In 2015 Florida welcomed 106.6 million out of state and international visitors. The international travelers came from 190 different countries. This means that one in five international visitors to the whole USA come to Florida.

Those visitor’s sending supported 1.4 million jobs in the state and every 76 visitors supports 1 job. They spent an average of $300 million per day in 2015 - a total of $108.8 billion, which in turn generated $11.3 billion in sales tax.

We have had six straight years of record tourism spending.

For every $1 that the state of Florida invests in tourism, $3.20 in tax revenue is generated. That’s a 320% return on investment. Where else could you legally generate that sort of return?

If the proposals to defund Visit Florida go ahead, then tourism figures will suffer. Just a 5% drop in visitors would mean a loss of $5.5 billion in revenue, $563 million in taxes and a loss of 70,000 jobs.

Local fishing and tourist related industries (which is virtually every business in Northwest Florida - Remember the effects of the Oil Spill?) would all suffer. The Destin fishing fleet alone brings in $173 million in after value dollars to Okaloosa and Walton counties and the city of Destin. 90% of those dollars come from out of state tourists.

Colorado tried this and they lost 40% of their leisure traveler market over three years and revenues declined by $134 million.

Without the state and local taxes generated by tourism, each Florida household would have to pay $1,535 just to maintain the current level of government services.

We would also have to have State Income Tax, which we avoid currently. Tourists pay over 24% of sales tax, which is the sole reason we don't have a state income tax.

Please look at the infographic http://ow.ly/aOPB308M81C.

Other states have tried to cut tourism marketing.
  • Pennsylvania cut their budget in 2009 from $30 million to $7 million.
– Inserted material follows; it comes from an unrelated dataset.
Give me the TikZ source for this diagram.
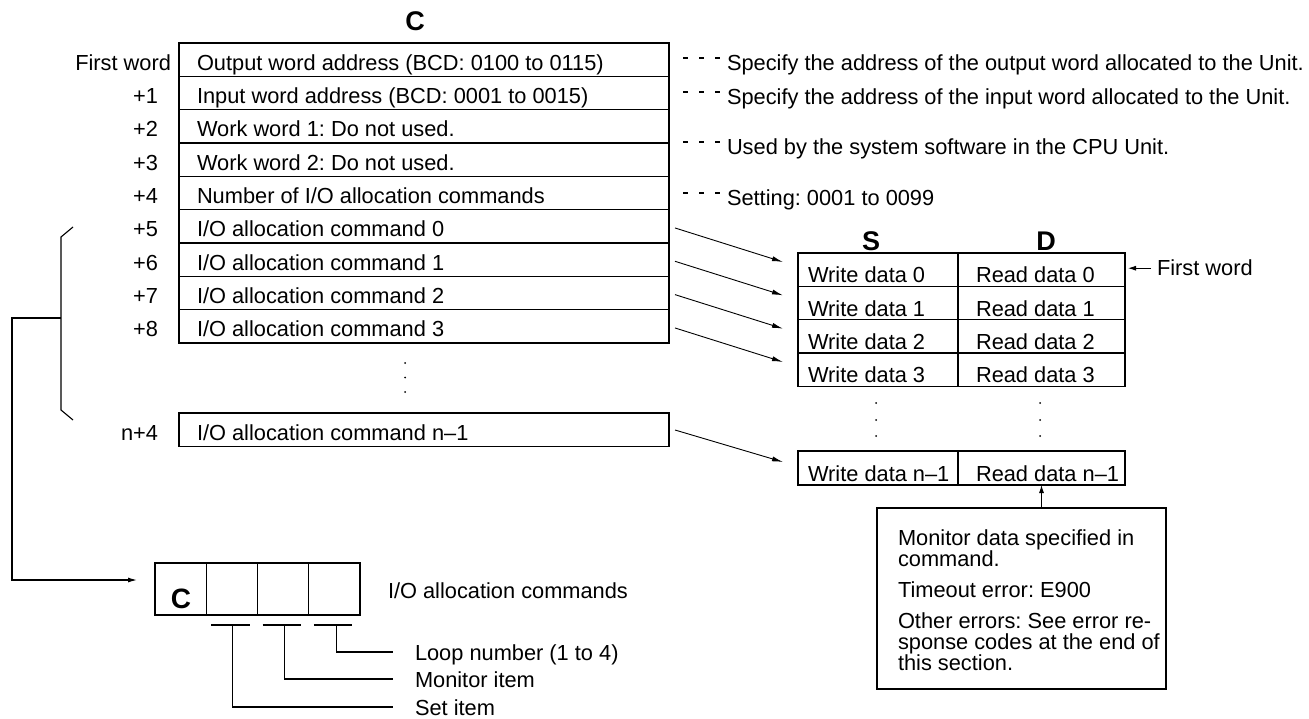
\documentclass[tikz,border=0pt]{standalone}
\usepackage{fontspec}
\setmainfont{Liberation Sans}
\usetikzlibrary{arrows.meta}
\begin{document}
\frenchspacing
\begin{tikzpicture}[x=1pt,y=-1pt,
  every node/.style={inner sep=0pt, outer sep=0pt},
  txt/.style={font=\fontsize{21.8}{24}\selectfont, text=black},
  bigl/.style={font=\bfseries\fontsize{27}{30}\selectfont, text=black},
  cell/.style={draw, line width=1.1pt, minimum width=490pt, minimum height=33.33pt, anchor=north west},
  scell/.style={draw, line width=1.1pt, minimum width=160pt, minimum height=33.33pt, anchor=north west},
  dcell/.style={draw, line width=1.1pt, minimum width=167pt, minimum height=33.33pt, anchor=north west},
  ccell/.style={draw, line width=1.1pt, minimum width=51.25pt, minimum height=52pt, anchor=north west},
  ln/.style={line width=1.1pt},
  arr/.style={line width=0.9pt, -{Latex[length=11pt,width=5pt]}},
  sarr/.style={line width=0.9pt, -{Latex[length=8pt,width=5pt]}},
  lead/.style={line width=1.1pt, dash pattern=on 5pt off 11pt},
  dotm/.style={fill=black, circle, minimum size=2pt},
]
\useasboundingbox (0,0) rectangle (1309,719);

% ---------- main table C ----------
\node[bigl, anchor=base] (ctitle) at (415,31) {C};
\foreach \i in {0,...,8} \node[cell] (r\i) at (179,{43+33.333*\i}) {};
\node[cell] (rn) at (179,413) {};

\node[txt, anchor=base west] (t0) at ([shift={(18,-6.3)}]r0.south west) {Output word address (BCD: 0100 to 0115)};
\node[txt, anchor=base west] (t1) at ([shift={(18,-6.3)}]r1.south west) {Input word address (BCD: 0001 to 0015)};
\node[txt, anchor=base west] (t2) at ([shift={(18,-6.3)}]r2.south west) {Work word 1: Do not used.};
\node[txt, anchor=base west] (t3) at ([shift={(18,-6.3)}]r3.south west) {Work word 2: Do not used.};
\node[txt, anchor=base west] (t4) at ([shift={(18,-6.3)}]r4.south west) {Number of I/O allocation commands};
\node[txt, anchor=base west] (t5) at ([shift={(18,-6.3)}]r5.south west) {I/O allocation command 0};
\node[txt, anchor=base west] (t6) at ([shift={(18,-6.3)}]r6.south west) {I/O allocation command 1};
\node[txt, anchor=base west] (t7) at ([shift={(18,-6.3)}]r7.south west) {I/O allocation command 2};
\node[txt, anchor=base west] (t8) at ([shift={(18,-6.3)}]r8.south west) {I/O allocation command 3};
\node[txt, anchor=base west] (tn) at ([shift={(18,-6.3)}]rn.south west) {I/O allocation command n\textendash1};

\node[txt, anchor=base east] (l0) at ([shift={(-8,-6.3)}]r0.south west) {First word};
\node[txt, anchor=base east] (l1) at ([shift={(-21,-6.3)}]r1.south west) {+1};
\node[txt, anchor=base east] (l2) at ([shift={(-21,-6.3)}]r2.south west) {+2};
\node[txt, anchor=base east] (l3) at ([shift={(-21,-6.3)}]r3.south west) {+3};
\node[txt, anchor=base east] (l4) at ([shift={(-21,-6.3)}]r4.south west) {+4};
\node[txt, anchor=base east] (l5) at ([shift={(-21,-6.3)}]r5.south west) {+5};
\node[txt, anchor=base east] (l6) at ([shift={(-21,-6.3)}]r6.south west) {+6};
\node[txt, anchor=base east] (l7) at ([shift={(-21,-6.3)}]r7.south west) {+7};
\node[txt, anchor=base east] (l8) at ([shift={(-21,-6.3)}]r8.south west) {+8};
\node[txt, anchor=base east] (ln4) at ([shift={(-21,-6.3)}]rn.south west) {n+4};

\node[dotm] (md1) at (405,363) {};
\node[dotm] (md2) at (405,377.5) {};
\node[dotm] (md3) at (405,392) {};

% ---------- right descriptions ----------
\node[txt, anchor=base west] (d0) at (727,71) {Specify the address of the output word allocated to the Unit.};
\node[txt, anchor=base west] (d1) at (727,105) {Specify the address of the input word allocated to the Unit.};
\node[txt, anchor=base west] (d2) at (727,155) {Used by the system software in the CPU Unit.};
\node[txt, anchor=base west] (d3) at (727,206) {Setting: 0001 to 0099};
\foreach \d in {d0,d1,d2,d3}
  \draw[lead] ([shift={(-44,-13)}]\d.base west) -- ++(37,0);

% ---------- bracket ----------
\coordinate (bt) at (73,227);
\coordinate (bb) at (73,420);
\coordinate (bm) at (61,318);
\coordinate (ctip) at (137,580);
\draw[ln] (bt) -- (61,237) -- (61,410) -- (bb);
\draw[ln, -{Latex[length=9pt,width=5pt]}] (bm) -| (12,580) -- (ctip);

% ---------- S / D table ----------
\foreach \k in {0,...,3} {
  \node[scell] (s\k) at (798,{253+33.333*\k}) {};
  \node[dcell] (e\k) at (958,{253+33.333*\k}) {};
  \node[txt, anchor=base west] (sw\k) at ([shift={(10,-3.5)}]s\k.south west) {Write data \k};
  \node[txt, anchor=base west] (sr\k) at ([shift={(18,-3.5)}]e\k.south west) {Read data \k};
}
\node[scell, minimum height=34pt] (sn) at (798,451) {};
\node[dcell, minimum height=34pt] (en) at (958,451) {};
\node[txt, anchor=base west] (swn) at ([shift={(10,-3.5)}]sn.south west) {Write data n\textendash1};
\node[txt, anchor=base west] (srn) at ([shift={(18,-3.5)}]en.south west) {Read data n\textendash1};

\node[bigl, anchor=base] (slab) at (871,251) {S};
\node[bigl, anchor=base] (dlab) at (1046,251) {D};

\node[dotm] (sd1) at (876,403) {};
\node[dotm] (sd2) at (876,420) {};
\node[dotm] (sd3) at (876,436) {};
\node[dotm] (ed1) at (1040,403) {};
\node[dotm] (ed2) at (1040,420) {};
\node[dotm] (ed3) at (1040,436) {};

\node[txt, anchor=base west] (fw) at (1157,276) {First word};
\draw[sarr] ([xshift=-6pt]fw.west) -- ([xshift=3pt]e0.east |- fw.west);

% arrows from commands
\draw[arr] ([shift={(6,18.3)}]r5.north east) -- ([shift={(-15,9)}]s0.north west);
\draw[arr] ([shift={(6,18.3)}]r6.north east) -- ([shift={(-15,9)}]s1.north west);
\draw[arr] ([shift={(6,18.3)}]r7.north east) -- ([shift={(-15,9)}]s2.north west);
\draw[arr] ([shift={(6,18.3)}]r8.north east) -- ([shift={(-15,9)}]s3.north west);
\draw[arr] ([shift={(6,17)}]rn.north east) -- ([shift={(-15,11)}]sn.north west);

% ---------- monitor box ----------
\node[draw, line width=1.1pt, anchor=north west, minimum width=289pt, minimum height=181pt] (mb) at (877,508) {};
\draw[sarr] (mb.north -| en.south) -- (en.south);
\node[txt, anchor=base west] (m1) at (898,545) {Monitor data specified in};
\node[txt, anchor=base west] (m2) at (898,566) {command.};
\node[txt, anchor=base west] (m3) at (898,597) {Timeout error: E900};
\node[txt, anchor=base west] (m4) at (898,628) {Other errors: See error re-};
\node[txt, anchor=base west] (m5) at (898,649) {sponse codes at the end of};
\node[txt, anchor=base west] (m6) at (898,670) {this section.};

% ---------- command format ----------
\node[ccell] (c0) at (155,563) {};
\node[ccell] (c1) at (206.25,563) {};
\node[ccell] (c2) at (257.5,563) {};
\node[ccell] (c3) at (308.75,563) {};
\node[font=\bfseries\fontsize{28}{30}\selectfont, anchor=base] (cc) at (181,608) {C};
\node[txt, anchor=base west] (ioc) at (388,598) {I/O allocation commands};

\foreach \c in {c1,c2,c3}
  \draw[ln] ([shift={(5,10)}]\c.south west) -- ([shift={(-8,10)}]\c.south east);

\node[txt, anchor=base west] (loop) at (415,660) {Loop number (1 to 4)};
\node[txt, anchor=base west] (mon) at (415,687) {Monitor item};
\node[txt, anchor=base west] (set) at (415,715) {Set item};
\coordinate (loopend) at (393,652);
\coordinate (monend) at (393,679);
\coordinate (setend) at (393,707);
\draw[ln] ([shift={(1,10)}]c1.south) |- (setend);
\draw[ln] ([shift={(1,10)}]c2.south) |- (monend);
\draw[ln] ([shift={(2,10)}]c3.south) |- (loopend);
\end{tikzpicture}
\end{document}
Every $1 cut from the tourism budget cost $3.60 in lost tax revenue. From 2009 to 2014 Pennsylvania lost more than $600 million.

  • Washington State cut their budget from $7 million to $0 in 2011. Their competing state, Montana grew their tourists 70% faster than Washington.
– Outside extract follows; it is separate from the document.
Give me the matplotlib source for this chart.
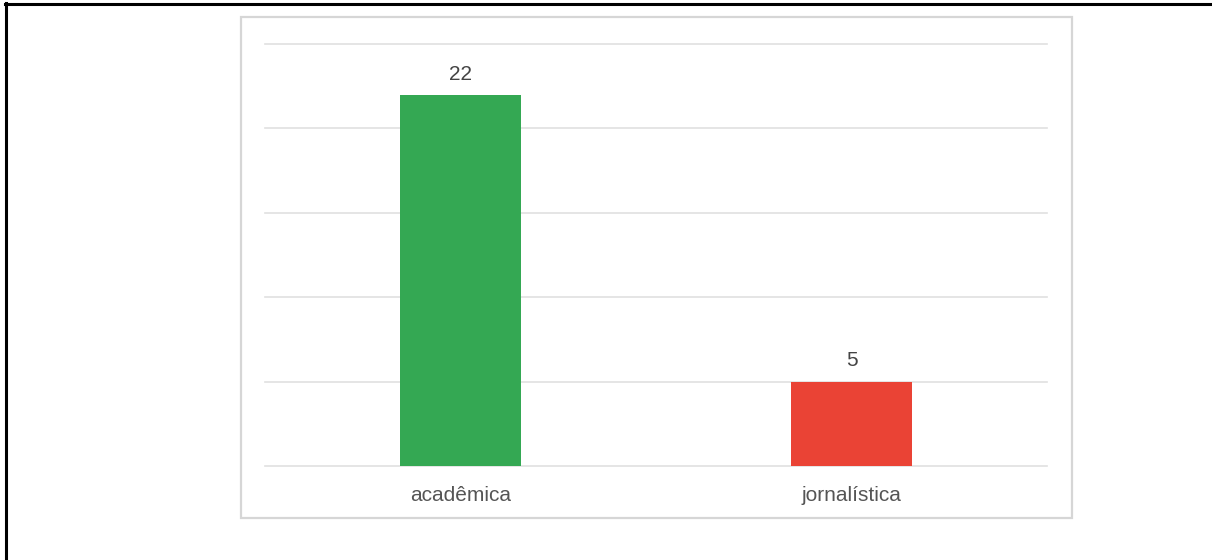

  • Colorado cut their $12 million budget to $0 in 1993 and lost $1.4 billion in traveler spending within one year. Tax receipts declined by $134 million from ’93 to ’97. 18 years later Colorado still hasn’t recovered their market share.
Increasing the tourism budget has increased travel spending in many states, for example -
  • California increased their budget $50.1 million. and travel spending increased $32.4 billion.

  • Florida increased the budget $43.3 million. and travel spending increased $30 billion..

  • Minnesota increased their budget $10.5 million. and travel spending increased $3.5 billion..

  • New Mexico increased budget $4.6 million. and travel spending increased $933 million..
(Figures from Roger Dow, Head of U.S. travel)

It is essential that the tourism industry in Florida - all members and all levels - get behind the action to save Visit Florida and indeed all the Destination Marketing Organizations. Failure to do so will result in critical loss of jobs, drastic loss of tax revenue, and severe hardship for tax payers in the State.

To cut funding to Visit Florida and other DMOs is bordering on insanity. No business person in their right mind would take this sort of action.

As a consultant to the tourism industry my advice - given free, gratis and for nothing - is to resist this move strenuously.